DOCX files are basically ZIP archives with XML files inside. So the idea is: open the DOCX as a ZIP and check if [Content_Types].xml is there. If it's missing or unreadable, the file is probably password protected.

This worked well, but I needed to add JSZip as a dependency to handle the ZIP operations in JavaScript.

DOCX checking function:

  async #checkDocxEncryption(arrayBuffer) {
    try {
      const zip = await JSZip.loadAsync(arrayBuffer);
      const hasEncryptionInfo = zip.file('EncryptionInfo') !== null;
      const hasEncryptedPackage = zip.file('EncryptedPackage') !== null;

      if (hasEncryptionInfo || hasEncryptedPackage) {
        return true;
      } else {
        try {
          const documentXml = await zip.file('word/document.xml')?.async('string');
          if (documentXml) {
            // Able to read document.xml, file is not encrypted.
            return false;
          } else {
            // Cannot read document.xml, file may be encrypted.
            return true;
          }
        } catch (error) {
          // Error reading document.xml, file may be encrypted
          return true;
        }
      }
    } catch (err) {
      console.error('Error reading .docx file, likely encrypted:', err);
      return true;
    }
  }

DOC files were a different story. The older DOC format uses Microsoft's proprietary compound file binary format, and parsing that in JavaScript alone was painful.
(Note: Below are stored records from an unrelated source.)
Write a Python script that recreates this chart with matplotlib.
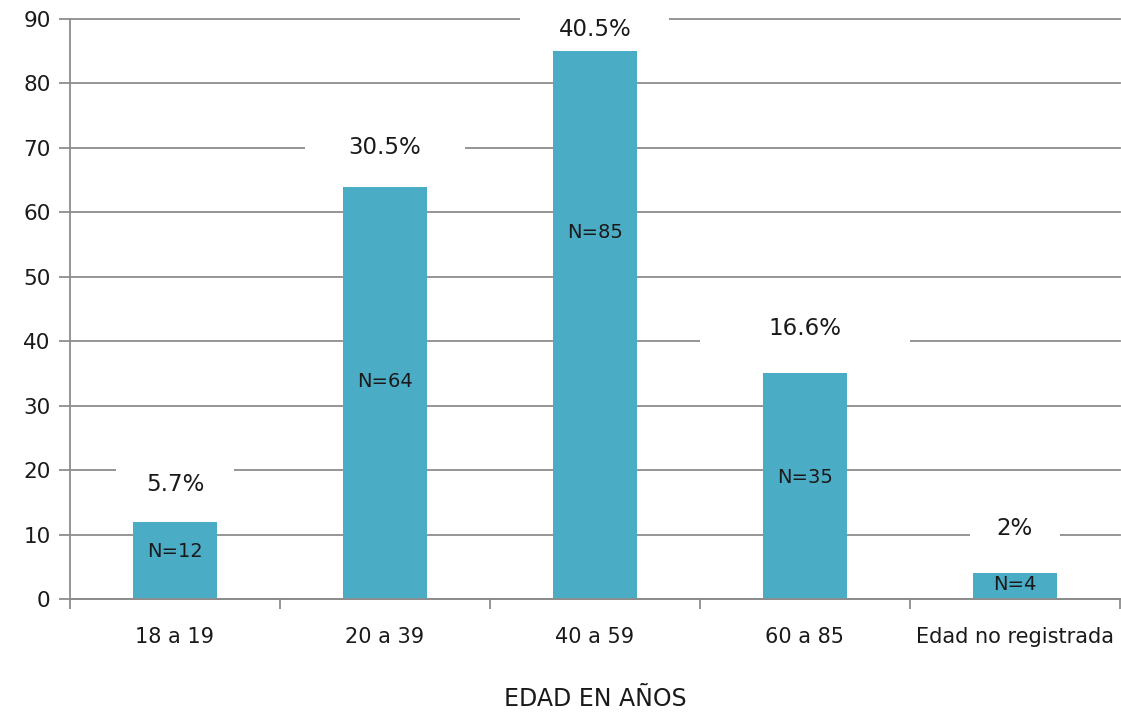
import matplotlib
matplotlib.use("Agg")
import matplotlib.pyplot as plt
import numpy as np

# Data
categories = ["18 a 19", "20 a 39", "40 a 59", "60 a 85", "Edad no registrada"]
counts = [12, 64, 85, 35, 4]
percent_labels = ["5.7%", "30.5%", "40.5%", "16.6%", "2%"]
yticks = [0, 10, 20, 30, 40, 50, 60, 70, 80, 90]

# Label placement (vertical position of each annotation, in axis units)
pct_label_y = [17.7, 70.0, 88.3, 42.0, 11.0]
pct_box_width = [0.56, 0.76, 0.71, 1.0, 0.43]
n_label_y = [7.4, 33.8, 56.8, 18.8, 2.2]

plt.rcParams['font.family'] = ['DejaVu Sans']

bar_color = "#4BACC6"
grid_color = "#8C8C8C"
text_color = "#1a1a1a"

fig = plt.figure(figsize=(11.21, 7.15), dpi=100)
ax = fig.add_axes([0.0624, 0.1622, 0.9366, 0.8112])

x = np.arange(len(categories))
ax.set_xlim(-0.5, len(categories) - 0.5)
ax.set_ylim(0, 90)

ax.set_yticks(yticks)
ax.yaxis.grid(True, color=grid_color, linewidth=1.3, zorder=0)
ax.set_axisbelow(True)
for gl in ax.get_ygridlines():
    gl.set_clip_on(False)

ax.bar(x, counts, width=0.4, color=bar_color, zorder=2)

# Percentage labels on white boxes over the grid
for xi, lab, ly, bw in zip(x, percent_labels, pct_label_y, pct_box_width):
    ax.add_patch(plt.Rectangle((xi - bw / 2, ly - 3.2), bw, 6.4,
                               facecolor="white", edgecolor="none", zorder=3,
                               clip_on=False))
    ax.text(xi, ly, lab, ha="center", va="center", fontsize=16.5,
            color=text_color, zorder=4)

# Count labels inside bars
for xi, c, ly in zip(x, counts, n_label_y):
    ax.text(xi, ly, f"N={c}", ha="center", va="center", fontsize=14,
            color=text_color, zorder=4)

# Axes styling
for s in ["top", "right"]:
    ax.spines[s].set_visible(False)
ax.spines["left"].set_color(grid_color)
ax.spines["left"].set_linewidth(1.3)
ax.spines["bottom"].set_color(grid_color)
ax.spines["bottom"].set_linewidth(1.3)

ax.tick_params(axis="y", colors=grid_color, length=8, width=1.3,
               labelsize=15.5, labelcolor=text_color, pad=6)
ax.set_xticks(x)
ax.set_xticklabels(categories)
ax.tick_params(axis="x", which="major", length=0, labelsize=15,
               labelcolor=text_color, pad=20)
ax.set_xticks(np.arange(-0.5, len(categories) + 0.5, 1.0), minor=True)
ax.tick_params(axis="x", which="minor", length=7, width=1.3, colors=grid_color)

ax.set_xlabel("EDAD EN AÑOS", fontsize=17, color=text_color, labelpad=29)

fig.savefig("out.png", dpi=100)
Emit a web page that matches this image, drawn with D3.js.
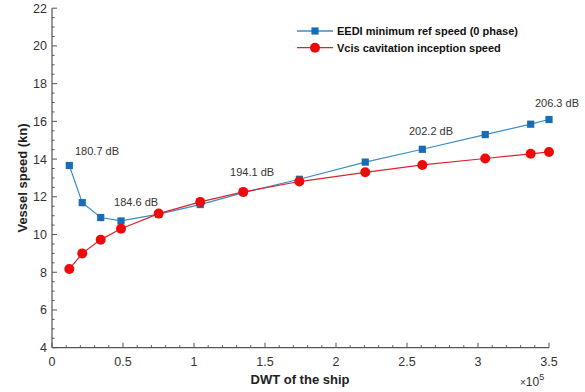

I ended up finding a Ruby library that handles DOC password detection, which made me move all the file checks to the backend. Simpler to maintain everything in one place anyway.

Final backend solution:

Gist with the final code

I've extracted and used some parts of docx gem, and, from msworddoc-extractor gem.

Requirements:

Install imagemagick at Linux/server
Add gem image_processing for PDF checking.
Add gem ruby-zip for DOCX checking
Add gem ruby-ole for DOC checking

After all of this considered, we could choose to install libreoffice on the server, and trying to open the file using libreoffice cli. Its a nice alternative, perhaps a better one. Its a big package on the server though and I dont know the impact on performance on the system nor on the processing of each file.

Learned a lot digging into file formats on this one.